Navegar é preciso

O Titanic era um navio que reunia o melhor do luxo e da tecnologia que o espírito humano pôde empreender. Era, acima de tudo, um brinde ao século XX, que se iniciava com todo esplendor. O RMS Titanic nasceu, em 1912, do sonho e da ambição dos homens, ingredientes que levam empreendedores a lançar empresas vencedoras todos os anos, nos quatro cantos do planeta. Para pilotar um navio ou dirigir uma empresa, é preciso coragem e preparo para assumir o comando. Para alcançar um objetivo ou destino, é fundamental traçar cuidadosamente a rota. Também é necessário estar pronto para turbulências durante a viagem, assim como para manobras de emergência.

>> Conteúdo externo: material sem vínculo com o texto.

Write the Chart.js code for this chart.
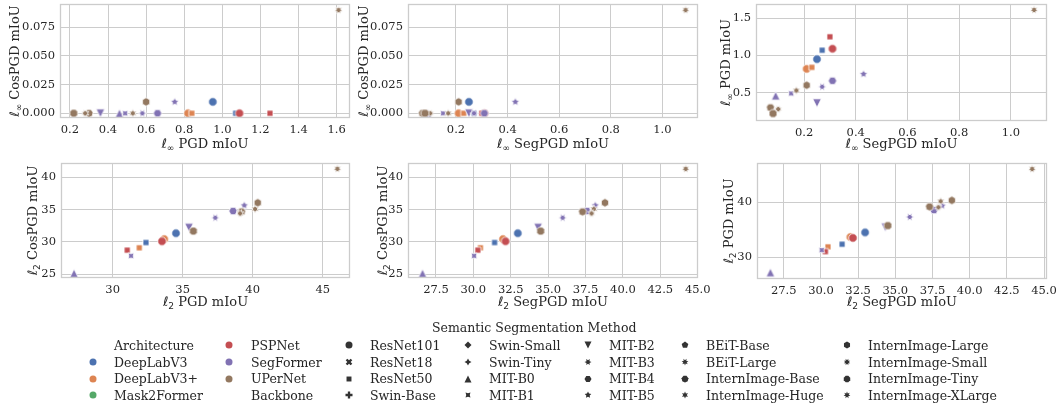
<!DOCTYPE html>
<html>
<head>
<meta charset="utf-8">
<script src="https://cdn.jsdelivr.net/npm/chart.js"></script>
<style>
  body { margin: 0; background: #fff; }
  #wrap { position: relative; width: 1060px; height: 409px; overflow: hidden; font-family: 'DejaVu Serif', serif; color: #262626; }
  #wrap canvas.panel { position: absolute; left: 0; top: 0; }
  .lg { position: absolute; font-size: 12.5px; line-height: 15px; white-space: nowrap; }
  .lgt { position: absolute; font-size: 12.5px; line-height: 15px; white-space: nowrap; }
  .lgm { position: absolute; }
</style>
</head>
<body>
<div id="wrap">
  <canvas id="c1" class="panel" width="1060" height="409"></canvas>
  <canvas id="c2" class="panel" width="1060" height="409"></canvas>
  <canvas id="c3" class="panel" width="1060" height="409"></canvas>
  <canvas id="c4" class="panel" width="1060" height="409"></canvas>
  <canvas id="c5" class="panel" width="1060" height="409"></canvas>
  <canvas id="c6" class="panel" width="1060" height="409"></canvas>
  <div id="legend"></div>
</div>
<script>
// categories
const architectures = ['DeepLabV3', 'DeepLabV3+', 'Mask2Former', 'PSPNet', 'SegFormer', 'UPerNet'];
const backbones = ['ResNet101', 'ResNet18', 'ResNet50', 'Swin-Base', 'Swin-Small', 'Swin-Tiny',
    'MIT-B0', 'MIT-B1', 'MIT-B2', 'MIT-B3', 'MIT-B4', 'MIT-B5', 'BEiT-Base', 'BEiT-Large',
    'InternImage-Base', 'InternImage-Huge', 'InternImage-Large', 'InternImage-Small',
    'InternImage-Tiny', 'InternImage-XLarge'];

// one entry per model
const modelArch = ['DeepLabV3', 'DeepLabV3', 'DeepLabV3+', 'DeepLabV3+', 'PSPNet', 'PSPNet',
    'SegFormer', 'SegFormer', 'SegFormer', 'SegFormer', 'SegFormer', 'SegFormer',
    'UPerNet', 'UPerNet', 'UPerNet', 'UPerNet', 'UPerNet', 'UPerNet'];
const modelBackbone = ['ResNet101', 'ResNet50', 'ResNet101', 'ResNet50', 'ResNet101', 'ResNet50',
    'MIT-B0', 'MIT-B1', 'MIT-B2', 'MIT-B3', 'MIT-B4', 'MIT-B5',
    'InternImage-Base', 'InternImage-Huge', 'InternImage-Large', 'InternImage-Small',
    'InternImage-Tiny', 'InternImage-XLarge'];

// mIoU under attack
const linfPGD    = [0.95, 1.07, 0.82, 0.84, 1.09, 1.25, 0.46, 0.49, 0.36, 0.58, 0.66, 0.75, 0.30, 0.53, 0.60, 0.28, 0.22, 1.61];
const linfCosPGD = [0.01, 0.00, 0.00, 0.00, 0.00, 0.00, 0.00, 0.00, 0.00, 0.00, 0.00, 0.01, 0.00, 0.00, 0.01, 0.00, 0.00, 0.09];
const linfSegPGD = [0.25, 0.27, 0.21, 0.23, 0.31, 0.30, 0.09, 0.15, 0.25, 0.27, 0.31, 0.43, 0.07, 0.17, 0.21, 0.10, 0.08, 1.09];
const l2PGD      = [34.52, 32.38, 33.68, 31.90, 33.52, 31.04, 27.24, 31.31, 35.45, 37.33, 38.60, 39.40, 39.20, 40.17, 40.36, 39.10, 35.76, 46.05];
const l2CosPGD   = [31.33, 29.88, 30.42, 29.07, 30.08, 28.70, 25.10, 27.83, 32.20, 33.73, 34.77, 35.65, 34.66, 35.08, 36.06, 34.40, 31.66, 41.30];
const l2SegPGD   = [32.97, 31.42, 31.98, 30.47, 32.15, 30.30, 26.60, 30.05, 34.33, 35.97, 37.60, 38.15, 37.30, 38.05, 38.80, 37.90, 34.50, 44.20];

// tick labels
const linfPGDTicks    = ['0.2', '0.4', '0.6', '0.8', '1.0', '1.2', '1.4', '1.6'];
const linfSegTicks    = ['0.2', '0.4', '0.6', '0.8', '1.0'];
const linfCosTicks    = ['0.000', '0.025', '0.050', '0.075'];
const linfPGDYTicks   = ['0.5', '1.0', '1.5'];
const l2PGDTicks      = ['30', '35', '40', '45'];
const l2CosTicks      = ['25', '30', '35', '40'];
const l2SegTicks      = ['27.5', '30.0', '32.5', '35.0', '37.5', '40.0', '42.5', '45.0'];
const l2PGDYTicks     = ['30', '40'];

// seaborn "deep" palette
const archColors = {
    'DeepLabV3': '#4c72b0', 'DeepLabV3+': '#dd8452', 'Mask2Former': '#55a868',
    'PSPNet': '#c44e52', 'SegFormer': '#8172b3', 'UPerNet': '#937860'
};
// seaborn default style markers, in backbone order
const markerSpecs = {
    'ResNet101': {t: 'circle'}, 'ResNet18': {t: 'plus', rot: 45}, 'ResNet50': {t: 'poly', n: 4, rot: 45},
    'Swin-Base': {t: 'plus', rot: 0}, 'Swin-Small': {t: 'poly', n: 4, rot: 0}, 'Swin-Tiny': {t: 'star', n: 4, rot: 0},
    'MIT-B0': {t: 'tri'}, 'MIT-B1': {t: 'star', n: 4, rot: 45}, 'MIT-B2': {t: 'tri', down: true},
    'MIT-B3': {t: 'star', n: 6, rot: 30}, 'MIT-B4': {t: 'poly', n: 6, rot: 30}, 'MIT-B5': {t: 'star', n: 5, rot: 0},
    'BEiT-Base': {t: 'poly', n: 5, rot: 0}, 'BEiT-Large': {t: 'star', n: 7, rot: 180 / 7},
    'InternImage-Base': {t: 'poly', n: 7, rot: 180 / 7}, 'InternImage-Huge': {t: 'star', n: 6, rot: 0},
    'InternImage-Large': {t: 'poly', n: 6, rot: 0}, 'InternImage-Small': {t: 'star', n: 8, rot: 22.5},
    'InternImage-Tiny': {t: 'poly', n: 8, rot: 22.5}, 'InternImage-XLarge': {t: 'star', n: 7, rot: 0}
};

const W = 1060, H = 409;
const TEXT = '#262626';
const GRID = '#cccccc';
const tickFont = {family: 'DejaVu Serif', size: 11.5};
const LABEL_SIZE = 13;

function drawShape(ctx, spec, r) {
    ctx.beginPath();
    if (spec.t === 'circle') {
        ctx.arc(0, 0, r, 0, Math.PI * 2);
    } else if (spec.t === 'plus') {
        const pts = [[-1, -3], [1, -3], [1, -1], [3, -1], [3, 1], [1, 1], [1, 3], [-1, 3], [-1, 1], [-3, 1], [-3, -1], [-1, -1]];
        const a = spec.rot * Math.PI / 180;
        pts.forEach(([px, py], i) => {
            const x = (px * Math.cos(a) - py * Math.sin(a)) * r / 3;
            const y = (px * Math.sin(a) + py * Math.cos(a)) * r / 3;
            i ? ctx.lineTo(x, y) : ctx.moveTo(x, y);
        });
        ctx.closePath();
    } else if (spec.t === 'tri') {
        const s = spec.down ? -1 : 1;
        ctx.moveTo(0, -r * s);
        ctx.lineTo(-r, r * s);
        ctx.lineTo(r, r * s);
        ctx.closePath();
    } else {
        const star = spec.t === 'star';
        const cnt = star ? spec.n * 2 : spec.n;
        for (let i = 0; i < cnt; i++) {
            const th = Math.PI / 2 + 2 * Math.PI * i / cnt + spec.rot * Math.PI / 180;
            const rr = star && i % 2 ? r * 0.5 : r;
            const x = rr * Math.cos(th), y = -rr * Math.sin(th);
            i ? ctx.lineTo(x, y) : ctx.moveTo(x, y);
        }
        ctx.closePath();
    }
}

function markerCanvas(spec, color, size, edge) {
    const c = document.createElement('canvas');
    c.width = c.height = 16;
    const g = c.getContext('2d');
    g.translate(8, 8);
    drawShape(g, spec, size / 2);
    g.fillStyle = color;
    g.fill();
    if (edge) {
        g.strokeStyle = '#ffffff';
        g.lineWidth = edge;
        g.stroke();
    }
    return c;
}

const pointImgs = modelArch.map((a, i) => markerCanvas(markerSpecs[modelBackbone[i]], archColors[a], 8.5, 0.8));

// ℓ with a subscript norm, then the rest of the label (like matplotlib mathtext)
function drawMathLabel(ctx, label, cx, cy, rot) {
    const [sub, rest] = label;
    const fs = LABEL_SIZE;
    const fEll = fs + 'px "DejaVu Sans"';
    const fSub = (fs * 0.7) + 'px "DejaVu Sans"';
    const fRest = fs + 'px "DejaVu Serif"';
    ctx.save();
    ctx.translate(cx, cy);
    ctx.rotate(rot);
    ctx.fillStyle = TEXT;
    ctx.textBaseline = 'alphabetic';
    ctx.textAlign = 'left';
    ctx.font = fEll; const w1 = ctx.measureText('ℓ').width;
    ctx.font = fSub; const w2 = ctx.measureText(sub).width;
    ctx.font = fRest; const w3 = ctx.measureText(' ' + rest).width;
    let x = -(w1 + w2 + w3) / 2;
    const by = fs * 0.36;
    ctx.font = fEll; ctx.fillText('ℓ', x, by); x += w1;
    ctx.font = fSub; ctx.fillText(sub, x, by + fs * 0.22); x += w2;
    ctx.font = fRest; ctx.fillText(' ' + rest, x, by);
    ctx.restore();
}

// light gray box around each plot area, plus the axis labels
const frame = {
    id: 'frame',
    afterDatasetsDraw(chart, args, opts) {
        const {left, top, right, bottom} = chart.chartArea;
        const ctx = chart.ctx;
        ctx.save();
        ctx.strokeStyle = GRID;
        ctx.lineWidth = 1.3;
        ctx.strokeRect(Math.round(left) + 0.5, Math.round(top) + 0.5, Math.round(right - left) - 1, Math.round(bottom - top) - 1);
        ctx.restore();
        const p = opts.panel;
        drawMathLabel(ctx, p.xTitle, (left + right) / 2, p.xTitleY, 0);
        drawMathLabel(ctx, p.yTitle, p.yTitleX, (top + bottom) / 2, -Math.PI / 2);
    }
};

function axis(ticksArr, range, fitFn) {
    return {
        type: 'linear',
        min: range[0],
        max: range[1],
        grid: {color: GRID, lineWidth: 1, drawTicks: false},
        border: {display: false},
        ticks: {
            font: tickFont, color: TEXT, padding: 5, autoSkip: false, maxRotation: 0,
            callback: (v, i) => ticksArr[i]
        },
        title: {display: false},
        afterBuildTicks: s => { s.ticks = ticksArr.map(t => ({value: parseFloat(t)})); },
        afterFit: fitFn
    };
}

const panels = [
    {id: 'c1', x: linfPGD, y: linfCosPGD, xt: linfPGDTicks, yt: linfCosTicks,
     xTitle: ['∞', 'PGD mIoU'], yTitle: ['∞', 'CosPGD mIoU'], xTitleY: 143, yTitleX: 14,
     xr: [0.148, 1.67], yr: [-0.0041, 0.0953], box: [60, 4, 350, 118], yw: 50, xh: 30},
    {id: 'c2', x: linfSegPGD, y: linfCosPGD, xt: linfSegTicks, yt: linfCosTicks,
     xTitle: ['∞', 'SegPGD mIoU'], yTitle: ['∞', 'CosPGD mIoU'], xTitleY: 143, yTitleX: 363,
     xr: [0.014, 1.138], yr: [-0.0041, 0.0953], box: [408, 4, 698, 118], yw: 50, xh: 30},
    {id: 'c3', x: linfSegPGD, y: linfPGD, xt: linfSegTicks, yt: linfPGDYTicks,
     xTitle: ['∞', 'SegPGD mIoU'], yTitle: ['∞', 'PGD mIoU'], xTitleY: 143, yTitleX: 725,
     xr: [0.014, 1.14], yr: [0.12, 1.69], box: [756, 4, 1047, 121], yw: 35, xh: 27},
    {id: 'c4', x: l2PGD, y: l2CosPGD, xt: l2PGDTicks, yt: l2CosTicks,
     xTitle: ['2', 'PGD mIoU'], yTitle: ['2', 'CosPGD mIoU'], xTitleY: 301.5, yTitleX: 32,
     xr: [26.31, 46.95], yr: [24.38, 42.22], box: [61, 163, 350, 278], yw: 35, xh: 30},
    {id: 'c5', x: l2SegPGD, y: l2CosPGD, xt: l2SegTicks, yt: l2CosTicks,
     xTitle: ['2', 'SegPGD mIoU'], yTitle: ['2', 'CosPGD mIoU'], xTitleY: 301.5, yTitleX: 382,
     xr: [25.63, 45.02], yr: [24.38, 42.22], box: [408, 163, 698, 278], yw: 35, xh: 30},
    {id: 'c6', x: l2SegPGD, y: l2PGD, xt: l2SegTicks, yt: l2PGDYTicks,
     xTitle: ['2', 'SegPGD mIoU'], yTitle: ['2', 'PGD mIoU'], xTitleY: 301.5, yTitleX: 728,
     xr: [25.7, 45.2], yr: [26.05, 47.15], box: [757, 163, 1047, 279], yw: 35, xh: 29}
];

panels.forEach(p => {
    const [L, T, R, B] = p.box;
    const points = modelArch.map((a, i) => ({x: p.x[i], y: p.y[i]}));
    new Chart(document.getElementById(p.id), {
        type: 'scatter',
        data: {datasets: [{data: points, pointStyle: pointImgs, pointRadius: 4}]},
        options: {
            responsive: false,
            animation: false,
            events: [],
            layout: {autoPadding: false, padding: {left: L - p.yw, top: T, right: W - R, bottom: H - B - p.xh}},
            plugins: {legend: {display: false}, tooltip: {enabled: false}, frame: {panel: p}},
            scales: {
                x: axis(p.xt, p.xr, s => {
                    s.height = p.xh;
                    s.paddingLeft = s.paddingRight = 0;
                }),
                y: axis(p.yt, p.yr, s => {
                    s.width = p.yw;
                    s.paddingTop = s.paddingBottom = 0;
                })
            }
        },
        plugins: [frame]
    });
});

// legend
const legend = document.getElementById('legend');
const legendCols = [[93, 114], [229, 251], [349, 370], [468, 489], [588, 609], [685, 706], [847, 868]];
const legendRows = [345, 362, 378.5, 395];
const items = [{label: 'Architecture'}]
    .concat(architectures.map(a => ({label: a, img: markerCanvas(markerSpecs['ResNet101'], archColors[a], 7, 0)})))
    .concat([{label: 'Backbone'}])
    .concat(backbones.map(b => ({label: b, img: markerCanvas(markerSpecs[b], '#333333', 7, 0)})));

const title = document.createElement('div');
title.className = 'lgt';
title.textContent = 'Semantic Segmentation Method';
legend.appendChild(title);
title.style.left = (534 - title.offsetWidth / 2) + 'px';
title.style.top = (327 - 7.5) + 'px';

items.forEach((it, k) => {
    const [mx, tx] = legendCols[Math.floor(k / 4)];
    const y = legendRows[k % 4];
    const d = document.createElement('div');
    d.className = 'lg';
    d.textContent = it.label;
    d.style.left = tx + 'px';
    d.style.top = (y - 7.5) + 'px';
    legend.appendChild(d);
    if (it.img) {
        it.img.className = 'lgm';
        it.img.style.left = (mx - 8) + 'px';
        it.img.style.top = (y - 8) + 'px';
        legend.appendChild(it.img);
    }
});
</script>
</body>
</html>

O iceberg que afundou o Titanic é um fenômeno natural muito comum naquela região, especialmente quando ocorrem mudanças de temperatura que fazem grandes placas de gelo se desprenderem dos maciços. Mas o que fez especificamente aquele iceberg se tornar o mais famoso da história? O fato de ele, ao contrário de todos os outros, ter sido ignorado. Do telegrafista ao capitão, todos tinham conhecimento da presença de formações geladas na área, mas ninguém deu a devida importância ao risco. O próprio telegrafista recebeu seis mensagens sobre o perigo iminente, mas estava ocupado enviando comunicações dos passageiros para seus parentes. Já o comandante estava concentrado em fazer o Titanic chegar ao destino um dia antes da data prevista.

A falta de foco e a inversão de prioridades conduziram o Titanic à colisão com o bloco de gelo, transformando-o em uma das maiores catástrofes marítimas da história, com a morte de mais de 1.500 pessoas.

Esse mesmo desvio de foco pode arrastar empresas em direção a “icebergs” que, apesar de insistentemente sinalizados, acabam ignorados devido à desarmonia entre os condutores.

A história é testemunha do crescente número de empresas que perderam o rumo devido a desentendimentos entre sócios. Discórdias entre os donos de uma organização funcionam como ferrugem, corroendo o casco da empresa de forma lenta e silenciosa. Dividem a equipe, criam facções internas, fragilizam a estrutura e, ao menor impacto, levam a organização ao naufrágio.

Existe uma grande diferença entre o debate e a discussão. O debate saudável, focado nas necessidades da organização, deve ser praticado e incentivado. Já a discussão, que nos afasta do foco e cria feudos internos, deve ser evitada. Debater é fundamental para avaliar cenários e corrigir rotas, inclusive para decidir se aquele destino ainda é o correto, se é hora de aumentar a velocidade, checar as previsões do tempo ou conferir as provisões para a viagem. Discutir, por outro lado, é permitir a instalação de lados opostos, buscando apenas a prevalência de um ponto de vista, embaralhando as coordenadas e conduzindo a empresa para áreas turbulentas. O debate é construtivo. A discussão é destrutiva. Do debate nasce a solução. Da discussão nasce o ressentimento.

Para que a empresa seja um porto seguro, é preciso resgatar a visão de integração e manter o foco na perpetuação do negócio. O bom senso deve ser o norte na difícil viagem da convivência diária. Pensando no bem da organização, é hora de deixar para trás questões pessoais, feridas não cicatrizadas, disputas de poder, vaidades, teimosias e conflitos que possam colocar a embarcação à deriva. Afinal, como já entoou Fernando Pessoa, “navegar é preciso”. A frase carrega dois sentidos importantes para o executivo: precisão e necessidade.